To make a long story short, I went to a BBQ tonight that I had been having a total freak out over for the last couple weeks because I had assumed that Cody would be there as well. I was so nervous about this thing that I was thinking about it in Hawaii and worrying about the possible situations that could occur, and this morning I woke up and started to cry. I was a total wreck and super depressed all day, but I gathered up the courage to make an appearance at it (and a very hot one, I must add)...and he wasn't even there. Apparently he wasn't coming because of some track thing.
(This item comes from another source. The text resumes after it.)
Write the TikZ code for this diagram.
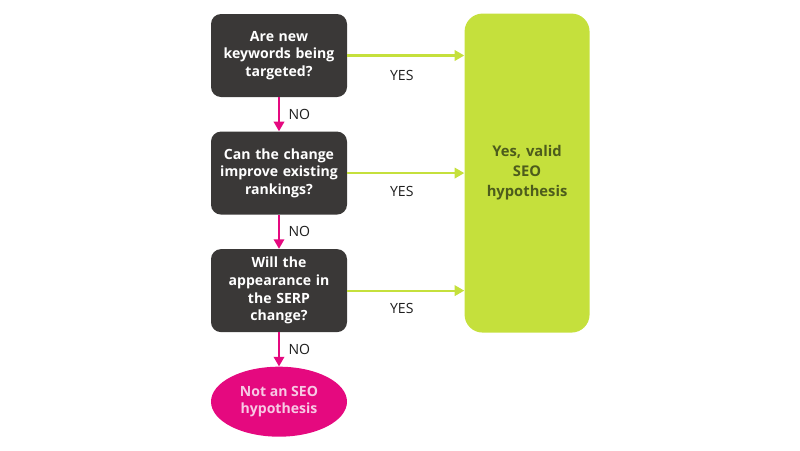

But the plan was that everyone was going to a club nearby after, and I wasn't going to the club, partly because I'm not supposed to be going out dancing or around loud music because of my injuries, and also because I think that a club is the number one worst place to see an ex-boyfriend. I have a feeling he may be at the club right now, but Shell is also there and she promised to keep tabs on him and tell me everything tomorrow. God I'm so pathetic.

I'm obsessing over some new, insignificant facts I found out about his girlfriend, too. I was talking to Sarah yesterday for three hours on the phone and totally miss her now (but she's coming to visit in June and she'll be here for my birthday, yay!) and she mentioned that Cody had told her in an e-mail that she's also on the SFU track team and she does discus and hammer throw. I automatically think of big, butch manly girls when I think of those sports so I started to laugh out loud and now I really hope that she isn't as pretty as everyone keeps saying. Now that I've totally offended all girls who do discus and hammer...

So then I remembered that when I went to SFU, on the page for the track team there was a roster list with everyone's picture beside their name. I had to seriously sit myself down and think, Krista, do you really want to see her picture. Do you really. If she's gorgeous, you're going to be pissed. If she's ugly, you're still going to be pissed. But really, how could I have not looked? I searched within the SFU site forever trying to find their page, and I finally did...no more pictures. But the roster list was there, so I found her last name. So then I went to the Canada 411 site, looked her up and got her address. She lives in West Van, or lived there originally. I am so, so psycho. I think I really have problems. Then I read every single article posted on the SFU athletics pages about the track team, and she wasn't mentioned in any of them (but Cody was several times, he's been running really well, coming in second at big races in the States and stuff). I figure if she wasn't mentioned once, she must suck at whatever she does because she's not placing high enough to be mentioned. I know I am so immature, I'm happy because of her failures. I've been telling everyone, Cody's girlfriend does discus so she must be manly and she sucks and Cody hates people who suck at track, bla bla bla...

Anyway, on to other things. I got all my pictures back from Hawaii and also Jess' and Steph's, so I'll scan some soon I think. Some of them are so funny...I didn't realize we had taken so many random pictures. My favourite one is this one of Steph and I beside a sign in the park that says IT IS ILLEGAL TO FEED THE BIRDS and we have these super funny expressions on our faces, and we're pointing to the sign while in the background there's this old bird lady Mary Poppins style on a bench with pigeons all over her. There's also another really funny one of me and Jess with this bird that could talk at the zoo, and it's another one where we have the funniest expressions on our faces. I still can't get over that bird, it's this plain little black bird that you'd see everywhere but it mimics human speech...we were like "hi!" and it said things like "hello", "how are you?" and "what's up?". Then it meowed, and wolf whistled. Everytime it did something new we totally freaked out.

I read an entire book today. It was really easy to read, A Walk To Remember by Nicholas Sparks. I've seen the movie with Mandy Moore and I actually really liked it, and I'd heard that the book was really good and really sad, so I bought it at the airport coming home. I can't decide if I liked it or not. I think that because I'd seen the movie before reading the book, it was messed up - the movie is so different than the book! For the longest time through the book, I seriously thought that the only similarity was that the characters had the same names. So because I liked the movie, reading the book and having the story change so much kind of bothered me. But I did cry at the end of the book, because the story from the end of the play (when he says, "You're beautiful") onwards was pretty much the same.

I'm going to work tomorrow morning for the first time in almost a month and a half, so I need to be awake. I'm actually really nervous about going back, because of all things I'm opening, and I had to ask Jess tonight whether it was F9 or F5 that meant "forward" because I couldn't even remember. I'm going to be so rusty at everything. On the other hand, I'm excited to be going back and actually recieving a paycheck.

My mom bought my paternal grandma a Mother's Day card for tomorrow that says, "Happy Mother's Day from the both of us...Your kid, and the one who married your kid, on the mistaken assumption that the family had a lot of money".